I then instructed the model to project forward under the assumption of business-as-usual greenhouse gas emissions. I ran the model again and again, for ECS values ranging from the IPCC's lower bound (1.5°C) to its upper bound (4.5°C). The curves for an ECS of 2.5 degrees and 3°C fit the instrument readings most closely. The curves for a substantially lower ECS did not fit the recent instrumental record at all, reinforcing the notion that they are not realistic.
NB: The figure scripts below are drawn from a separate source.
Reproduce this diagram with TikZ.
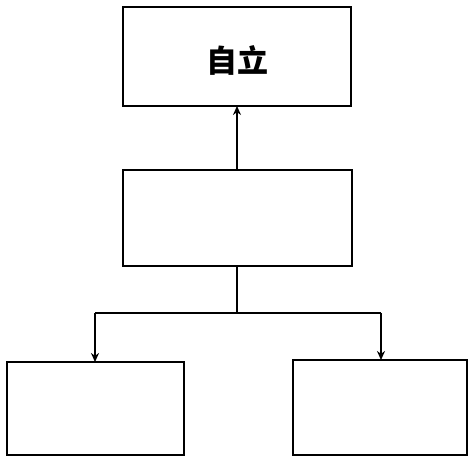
\documentclass[tikz,border=0pt]{standalone}
\usepackage{fontspec}
\newfontfamily\cjk{Noto Sans CJK SC}
\usetikzlibrary{arrows.meta}
\begin{document}
\begin{tikzpicture}[x=1pt,y=1pt,
  box/.style={draw=black,line width=1.8pt,fill=white},
  conn/.style={line width=1.5pt,-{Stealth[length=9pt,width=8pt]}},
  link/.style={line width=1.5pt}]
\useasboundingbox (0,0) rectangle (469,-457);
\path[box] (123,-7) rectangle (351,-106);
\coordinate (topS) at (237,-106);
\node[font=\cjk\bfseries\fontsize{31}{33}\selectfont] (top) at (237,-60) {自立};
\path[box] (123,-170) rectangle (352,-266);
\coordinate (midN) at (237,-170);
\coordinate (midS) at (237,-266);
\path[box] (7,-362) rectangle (184,-455);
\path[box] (293,-360) rectangle (467,-455);
\coordinate (lN) at (95,-362);
\coordinate (rN) at (381,-360);
\coordinate (j) at (237,-313);
\coordinate (jl) at (95,-313);
\coordinate (jr) at (381,-313);
\draw[conn] (midN) -- (topS);
\draw[link] (midS) -- (j);
\draw[link] (jl) -- (jr);
\draw[conn] (jl) -- (lN);
\draw[conn] (jr) -- (rN);
\end{tikzpicture}
\end{document}
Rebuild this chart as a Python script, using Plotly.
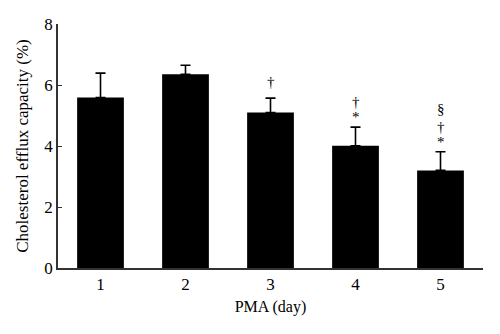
import plotly.graph_objects as go

days = [1, 2, 3, 4, 5]
tick_labels = ["1", "2", "3", "4", "5"]
capacity = [5.59, 6.35, 5.10, 4.01, 3.20]
sd = [0.80, 0.30, 0.47, 0.61, 0.61]
marks = [[], [], ["†"], ["*", "†"], ["*", "†", "§"]]

font = "Liberation Serif, Times New Roman, serif"

fig = go.Figure()
fig.add_trace(go.Bar(
    x=days, y=capacity, width=0.55,
    marker=dict(color="black", line=dict(color="black", width=0)),
    error_y=dict(type="data", array=sd, symmetric=False, arrayminus=[0]*5,
                 color="black", thickness=1.6, width=5),
))

shifts = [10, 25, 43]
for d, v, e, ms in zip(days, capacity, sd, marks):
    for i, m in enumerate(ms):
        ys = 16 if (m == "†" and i == 0) else shifts[i]
        fig.add_annotation(x=d, y=v + e, text=m, showarrow=False,
                           yanchor="middle", yshift=ys,
                           font=dict(family=font, size=15, color="black"))

fig.update_layout(
    width=500, height=334,
    margin=dict(l=58, r=17, t=24, b=66),
    paper_bgcolor="white", plot_bgcolor="white",
    showlegend=False,
    font=dict(family=font, size=17, color="black"),
    xaxis=dict(range=[0.5, 5.5], tickvals=days, ticktext=tick_labels,
               showline=True, linecolor="#333", linewidth=1.5, ticks="",
               showgrid=False, zeroline=False,
               title=dict(text="PMA (day)", font=dict(size=16), standoff=8)),
    yaxis=dict(range=[0, 8], tickvals=[0, 2, 4, 6, 8],
               showline=True, linecolor="#333", linewidth=1.5,
               ticks="inside", ticklen=4, tickcolor="#333",
               showgrid=False, zeroline=False,
               title=dict(text="Cholesterol efflux capacity (%)", font=dict(size=17), standoff=11)),
)

fig.write_html("out.html")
To my wonder, I found that for an ECS of 3°C, our planet would cross the dangerous warming threshold of 2°C in 2036, only 22 years from now. When I considered the lower ECS value of 2.5°C, the world would cross the threshold in 2046, just 10 years later.
This is charted as:

Michael E. Mann's graph of future temperature for different climate sensitivities. Click to enlarge.
Mann concludes that "even if we accept a lower ECS value, it hardly signals the end of global warming or even a pause. Instead it simply buys us a little bit of time—potentially valuable time—to prevent our planet from crossing the threshold."

As I have explained repeatedly, including in Dangerous climate warming: Myth and reality, 2°C is far from a safe level of warming. In fact, a strong case is made that climate change is already dangerous at less than 1°C of warming and, in James Hansen's analysis, “goals of limiting human made warming to 2°C and CO2 to 450 ppm are prescriptions for disaster” because significant tipping points – where significant elements of the climate system move from one discrete state to another – will be crossed.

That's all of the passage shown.